Write out the full listing exactly as given, minus the images.

# Data shown:
— Begin —
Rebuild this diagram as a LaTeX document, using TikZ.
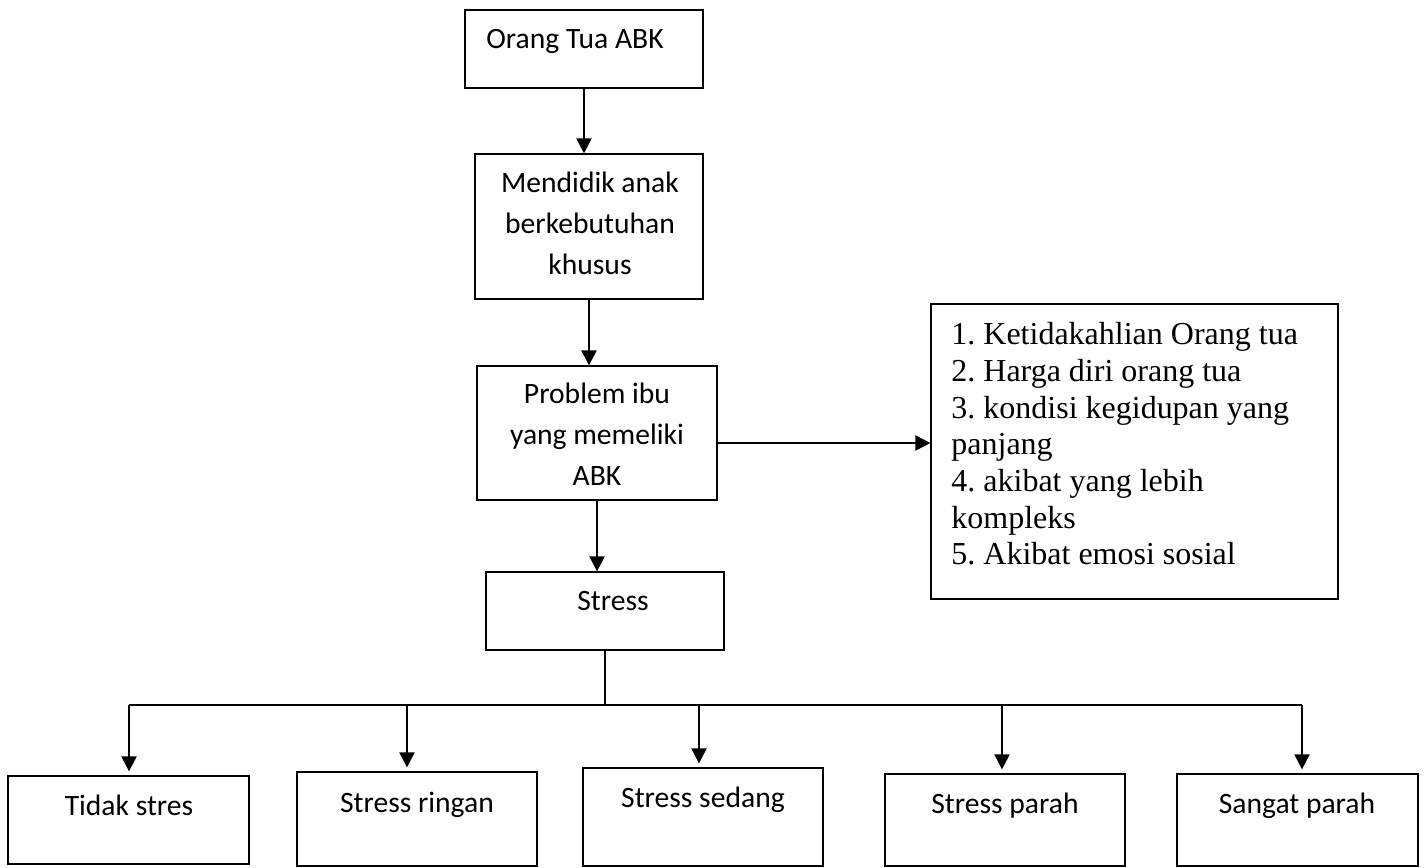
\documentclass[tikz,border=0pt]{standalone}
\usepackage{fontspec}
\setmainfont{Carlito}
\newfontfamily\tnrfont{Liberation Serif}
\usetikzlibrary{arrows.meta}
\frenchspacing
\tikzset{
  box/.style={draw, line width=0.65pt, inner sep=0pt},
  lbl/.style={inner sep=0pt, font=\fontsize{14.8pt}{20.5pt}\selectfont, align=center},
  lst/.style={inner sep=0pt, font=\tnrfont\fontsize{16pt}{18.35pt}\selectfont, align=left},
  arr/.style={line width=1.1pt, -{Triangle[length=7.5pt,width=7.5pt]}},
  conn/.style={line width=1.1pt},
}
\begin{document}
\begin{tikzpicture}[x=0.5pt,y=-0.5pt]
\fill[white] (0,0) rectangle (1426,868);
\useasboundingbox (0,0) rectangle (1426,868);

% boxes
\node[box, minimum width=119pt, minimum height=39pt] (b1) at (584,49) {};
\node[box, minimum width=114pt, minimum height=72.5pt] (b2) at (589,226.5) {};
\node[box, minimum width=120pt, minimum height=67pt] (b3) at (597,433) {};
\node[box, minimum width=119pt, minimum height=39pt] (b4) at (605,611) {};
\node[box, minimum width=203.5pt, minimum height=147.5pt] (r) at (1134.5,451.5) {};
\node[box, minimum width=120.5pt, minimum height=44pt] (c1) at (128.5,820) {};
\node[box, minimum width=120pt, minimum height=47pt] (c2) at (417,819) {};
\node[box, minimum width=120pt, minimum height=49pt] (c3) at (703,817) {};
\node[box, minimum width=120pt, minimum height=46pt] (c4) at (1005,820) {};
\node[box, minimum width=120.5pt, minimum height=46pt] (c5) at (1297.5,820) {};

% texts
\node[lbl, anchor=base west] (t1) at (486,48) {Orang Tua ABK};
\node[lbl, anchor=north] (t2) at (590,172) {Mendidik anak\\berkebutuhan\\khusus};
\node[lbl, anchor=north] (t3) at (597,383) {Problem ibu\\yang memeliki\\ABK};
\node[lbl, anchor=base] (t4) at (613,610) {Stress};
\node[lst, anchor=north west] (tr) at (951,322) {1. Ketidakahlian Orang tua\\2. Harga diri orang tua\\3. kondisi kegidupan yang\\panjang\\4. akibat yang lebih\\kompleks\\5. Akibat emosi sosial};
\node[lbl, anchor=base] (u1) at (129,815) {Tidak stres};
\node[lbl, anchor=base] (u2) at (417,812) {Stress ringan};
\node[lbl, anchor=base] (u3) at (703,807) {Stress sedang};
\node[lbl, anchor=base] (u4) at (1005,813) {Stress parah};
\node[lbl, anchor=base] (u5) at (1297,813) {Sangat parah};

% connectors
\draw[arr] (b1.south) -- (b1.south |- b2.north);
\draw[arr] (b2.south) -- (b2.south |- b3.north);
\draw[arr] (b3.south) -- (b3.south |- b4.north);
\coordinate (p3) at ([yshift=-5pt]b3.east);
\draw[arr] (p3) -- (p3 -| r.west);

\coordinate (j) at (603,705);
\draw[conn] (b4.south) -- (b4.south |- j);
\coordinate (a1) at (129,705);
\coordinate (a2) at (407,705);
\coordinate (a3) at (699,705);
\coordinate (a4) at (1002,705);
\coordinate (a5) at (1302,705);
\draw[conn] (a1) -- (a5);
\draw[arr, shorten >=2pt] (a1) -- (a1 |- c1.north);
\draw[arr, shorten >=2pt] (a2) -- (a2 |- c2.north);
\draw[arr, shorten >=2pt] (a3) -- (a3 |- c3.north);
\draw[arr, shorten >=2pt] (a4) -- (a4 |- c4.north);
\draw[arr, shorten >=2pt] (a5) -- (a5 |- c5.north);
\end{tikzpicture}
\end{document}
— End —
# Output for this exercise:
Rebuild this diagram as a LaTeX document, using TikZ.
\documentclass[tikz,border=0pt]{standalone}
\usepackage{fontspec}
\setmainfont{Carlito}
\newfontfamily\tnrfont{Liberation Serif}
\usetikzlibrary{arrows.meta}
\frenchspacing
\tikzset{
  box/.style={draw, line width=0.65pt, inner sep=0pt},
  lbl/.style={inner sep=0pt, font=\fontsize{14.8pt}{20.5pt}\selectfont, align=center},
  lst/.style={inner sep=0pt, font=\tnrfont\fontsize{16pt}{18.35pt}\selectfont, align=left},
  arr/.style={line width=1.1pt, -{Triangle[length=7.5pt,width=7.5pt]}},
  conn/.style={line width=1.1pt},
}
\begin{document}
\begin{tikzpicture}[x=0.5pt,y=-0.5pt]
\fill[white] (0,0) rectangle (1426,868);
\useasboundingbox (0,0) rectangle (1426,868);

% boxes
\node[box, minimum width=119pt, minimum height=39pt] (b1) at (584,49) {};
\node[box, minimum width=114pt, minimum height=72.5pt] (b2) at (589,226.5) {};
\node[box, minimum width=120pt, minimum height=67pt] (b3) at (597,433) {};
\node[box, minimum width=119pt, minimum height=39pt] (b4) at (605,611) {};
\node[box, minimum width=203.5pt, minimum height=147.5pt] (r) at (1134.5,451.5) {};
\node[box, minimum width=120.5pt, minimum height=44pt] (c1) at (128.5,820) {};
\node[box, minimum width=120pt, minimum height=47pt] (c2) at (417,819) {};
\node[box, minimum width=120pt, minimum height=49pt] (c3) at (703,817) {};
\node[box, minimum width=120pt, minimum height=46pt] (c4) at (1005,820) {};
\node[box, minimum width=120.5pt, minimum height=46pt] (c5) at (1297.5,820) {};

% texts
\node[lbl, anchor=base west] (t1) at (486,48) {Orang Tua ABK};
\node[lbl, anchor=north] (t2) at (590,172) {Mendidik anak\\berkebutuhan\\khusus};
\node[lbl, anchor=north] (t3) at (597,383) {Problem ibu\\yang memeliki\\ABK};
\node[lbl, anchor=base] (t4) at (613,610) {Stress};
\node[lst, anchor=north west] (tr) at (951,322) {1. Ketidakahlian Orang tua\\2. Harga diri orang tua\\3. kondisi kegidupan yang\\panjang\\4. akibat yang lebih\\kompleks\\5. Akibat emosi sosial};
\node[lbl, anchor=base] (u1) at (129,815) {Tidak stres};
\node[lbl, anchor=base] (u2) at (417,812) {Stress ringan};
\node[lbl, anchor=base] (u3) at (703,807) {Stress sedang};
\node[lbl, anchor=base] (u4) at (1005,813) {Stress parah};
\node[lbl, anchor=base] (u5) at (1297,813) {Sangat parah};

% connectors
\draw[arr] (b1.south) -- (b1.south |- b2.north);
\draw[arr] (b2.south) -- (b2.south |- b3.north);
\draw[arr] (b3.south) -- (b3.south |- b4.north);
\coordinate (p3) at ([yshift=-5pt]b3.east);
\draw[arr] (p3) -- (p3 -| r.west);

\coordinate (j) at (603,705);
\draw[conn] (b4.south) -- (b4.south |- j);
\coordinate (a1) at (129,705);
\coordinate (a2) at (407,705);
\coordinate (a3) at (699,705);
\coordinate (a4) at (1002,705);
\coordinate (a5) at (1302,705);
\draw[conn] (a1) -- (a5);
\draw[arr, shorten >=2pt] (a1) -- (a1 |- c1.north);
\draw[arr, shorten >=2pt] (a2) -- (a2 |- c2.north);
\draw[arr, shorten >=2pt] (a3) -- (a3 |- c3.north);
\draw[arr, shorten >=2pt] (a4) -- (a4 |- c4.north);
\draw[arr, shorten >=2pt] (a5) -- (a5 |- c5.north);
\end{tikzpicture}
\end{document}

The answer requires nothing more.